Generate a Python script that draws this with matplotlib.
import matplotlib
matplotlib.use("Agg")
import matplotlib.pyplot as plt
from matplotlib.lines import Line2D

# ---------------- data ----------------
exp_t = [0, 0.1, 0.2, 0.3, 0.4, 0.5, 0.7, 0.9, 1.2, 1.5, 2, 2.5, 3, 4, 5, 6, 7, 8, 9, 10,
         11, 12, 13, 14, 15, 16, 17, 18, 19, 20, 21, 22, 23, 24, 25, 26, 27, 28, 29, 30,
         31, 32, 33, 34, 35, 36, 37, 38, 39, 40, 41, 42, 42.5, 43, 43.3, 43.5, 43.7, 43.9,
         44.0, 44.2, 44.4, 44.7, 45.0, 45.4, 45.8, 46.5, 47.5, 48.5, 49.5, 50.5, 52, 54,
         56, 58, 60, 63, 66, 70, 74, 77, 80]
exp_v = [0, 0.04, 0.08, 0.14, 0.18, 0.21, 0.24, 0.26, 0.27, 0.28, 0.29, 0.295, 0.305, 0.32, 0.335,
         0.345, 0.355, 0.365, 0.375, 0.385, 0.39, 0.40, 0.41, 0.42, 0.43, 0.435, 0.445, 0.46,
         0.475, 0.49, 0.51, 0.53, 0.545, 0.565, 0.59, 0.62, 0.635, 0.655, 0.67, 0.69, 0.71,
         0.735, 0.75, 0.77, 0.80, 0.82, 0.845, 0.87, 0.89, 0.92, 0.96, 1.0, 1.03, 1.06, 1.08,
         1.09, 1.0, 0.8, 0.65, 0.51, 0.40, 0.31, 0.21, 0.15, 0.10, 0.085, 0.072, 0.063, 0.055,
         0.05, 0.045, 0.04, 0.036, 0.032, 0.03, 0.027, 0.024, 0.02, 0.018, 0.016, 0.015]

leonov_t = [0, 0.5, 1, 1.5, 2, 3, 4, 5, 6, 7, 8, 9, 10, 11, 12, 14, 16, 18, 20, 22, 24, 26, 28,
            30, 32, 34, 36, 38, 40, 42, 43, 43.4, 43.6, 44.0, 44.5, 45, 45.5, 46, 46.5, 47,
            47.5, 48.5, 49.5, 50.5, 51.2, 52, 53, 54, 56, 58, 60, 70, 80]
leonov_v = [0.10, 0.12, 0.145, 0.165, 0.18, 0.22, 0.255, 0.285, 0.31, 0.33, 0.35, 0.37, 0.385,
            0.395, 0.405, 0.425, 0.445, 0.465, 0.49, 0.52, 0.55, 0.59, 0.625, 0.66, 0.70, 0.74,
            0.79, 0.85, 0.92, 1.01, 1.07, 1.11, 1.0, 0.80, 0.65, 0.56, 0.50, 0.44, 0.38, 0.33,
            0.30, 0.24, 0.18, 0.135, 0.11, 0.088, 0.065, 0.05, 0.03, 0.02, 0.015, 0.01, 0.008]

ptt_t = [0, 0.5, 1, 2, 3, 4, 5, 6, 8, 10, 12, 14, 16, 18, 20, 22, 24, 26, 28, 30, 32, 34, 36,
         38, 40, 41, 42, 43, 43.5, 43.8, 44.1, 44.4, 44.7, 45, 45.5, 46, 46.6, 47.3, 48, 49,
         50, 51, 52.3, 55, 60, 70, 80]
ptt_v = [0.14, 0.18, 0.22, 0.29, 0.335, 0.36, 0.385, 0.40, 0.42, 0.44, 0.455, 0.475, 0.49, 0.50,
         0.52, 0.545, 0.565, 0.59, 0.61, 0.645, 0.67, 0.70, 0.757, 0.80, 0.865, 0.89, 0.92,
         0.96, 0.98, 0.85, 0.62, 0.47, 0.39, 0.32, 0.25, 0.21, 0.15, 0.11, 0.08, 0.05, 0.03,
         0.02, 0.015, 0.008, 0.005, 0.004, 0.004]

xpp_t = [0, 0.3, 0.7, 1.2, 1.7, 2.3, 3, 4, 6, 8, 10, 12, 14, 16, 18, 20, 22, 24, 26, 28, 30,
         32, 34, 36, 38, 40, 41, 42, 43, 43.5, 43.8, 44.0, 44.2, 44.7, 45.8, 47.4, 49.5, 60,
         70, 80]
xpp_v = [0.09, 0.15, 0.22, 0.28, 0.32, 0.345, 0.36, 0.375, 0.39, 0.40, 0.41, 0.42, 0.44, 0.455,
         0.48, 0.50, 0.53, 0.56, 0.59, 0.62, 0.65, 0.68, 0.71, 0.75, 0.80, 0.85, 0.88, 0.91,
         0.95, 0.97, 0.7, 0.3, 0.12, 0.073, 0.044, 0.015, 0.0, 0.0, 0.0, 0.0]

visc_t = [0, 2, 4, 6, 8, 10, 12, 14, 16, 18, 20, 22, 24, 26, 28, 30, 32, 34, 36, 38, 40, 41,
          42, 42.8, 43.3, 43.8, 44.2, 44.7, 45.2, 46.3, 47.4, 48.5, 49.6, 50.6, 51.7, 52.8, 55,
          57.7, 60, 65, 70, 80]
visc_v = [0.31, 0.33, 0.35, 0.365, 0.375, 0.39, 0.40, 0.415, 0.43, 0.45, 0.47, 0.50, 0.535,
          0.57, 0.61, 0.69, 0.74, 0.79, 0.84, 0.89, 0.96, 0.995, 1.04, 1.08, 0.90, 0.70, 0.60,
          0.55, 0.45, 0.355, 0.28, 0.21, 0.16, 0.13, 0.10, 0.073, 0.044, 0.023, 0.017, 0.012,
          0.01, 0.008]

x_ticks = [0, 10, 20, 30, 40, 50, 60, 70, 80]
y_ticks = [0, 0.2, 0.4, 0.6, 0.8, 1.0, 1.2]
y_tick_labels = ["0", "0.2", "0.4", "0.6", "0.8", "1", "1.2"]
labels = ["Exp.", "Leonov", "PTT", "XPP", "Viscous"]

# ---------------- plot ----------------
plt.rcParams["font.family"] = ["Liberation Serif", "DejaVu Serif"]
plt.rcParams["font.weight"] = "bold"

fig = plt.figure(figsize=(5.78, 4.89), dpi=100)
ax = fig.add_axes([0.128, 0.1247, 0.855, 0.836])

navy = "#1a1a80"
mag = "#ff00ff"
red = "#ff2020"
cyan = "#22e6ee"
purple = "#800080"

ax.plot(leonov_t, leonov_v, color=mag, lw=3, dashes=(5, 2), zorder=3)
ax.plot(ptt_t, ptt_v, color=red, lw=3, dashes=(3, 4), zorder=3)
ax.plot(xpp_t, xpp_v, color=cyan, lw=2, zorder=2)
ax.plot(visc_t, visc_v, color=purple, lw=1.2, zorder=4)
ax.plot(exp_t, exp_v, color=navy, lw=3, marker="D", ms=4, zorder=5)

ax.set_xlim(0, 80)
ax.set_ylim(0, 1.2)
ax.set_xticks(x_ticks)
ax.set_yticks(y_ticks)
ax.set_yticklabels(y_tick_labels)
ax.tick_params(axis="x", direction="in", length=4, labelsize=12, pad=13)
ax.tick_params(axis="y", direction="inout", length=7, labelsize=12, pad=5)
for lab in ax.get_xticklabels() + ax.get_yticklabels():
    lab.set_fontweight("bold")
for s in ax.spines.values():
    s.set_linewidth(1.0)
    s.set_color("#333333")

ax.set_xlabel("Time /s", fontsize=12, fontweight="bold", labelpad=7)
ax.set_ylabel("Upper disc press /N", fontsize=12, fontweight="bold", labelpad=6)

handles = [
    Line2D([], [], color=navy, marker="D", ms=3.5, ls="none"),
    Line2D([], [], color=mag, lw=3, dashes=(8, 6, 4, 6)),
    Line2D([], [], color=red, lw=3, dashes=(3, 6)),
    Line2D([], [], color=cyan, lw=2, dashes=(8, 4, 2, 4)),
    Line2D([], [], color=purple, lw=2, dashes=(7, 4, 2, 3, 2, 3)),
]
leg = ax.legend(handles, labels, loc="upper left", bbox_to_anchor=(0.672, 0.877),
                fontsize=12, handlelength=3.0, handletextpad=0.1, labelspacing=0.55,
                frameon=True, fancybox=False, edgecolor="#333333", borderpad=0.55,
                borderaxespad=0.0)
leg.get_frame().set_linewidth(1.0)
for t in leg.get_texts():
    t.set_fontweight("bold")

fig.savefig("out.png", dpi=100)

• STATED GOAL
Lines from the start of the material above through the line containing "from matplotlib.lines import Line2D" are to be duplicated exactly, and only those.

• SOLUTION BELOW
Generate a Python script that draws this with matplotlib.
import matplotlib
matplotlib.use("Agg")
import matplotlib.pyplot as plt
from matplotlib.lines import Line2D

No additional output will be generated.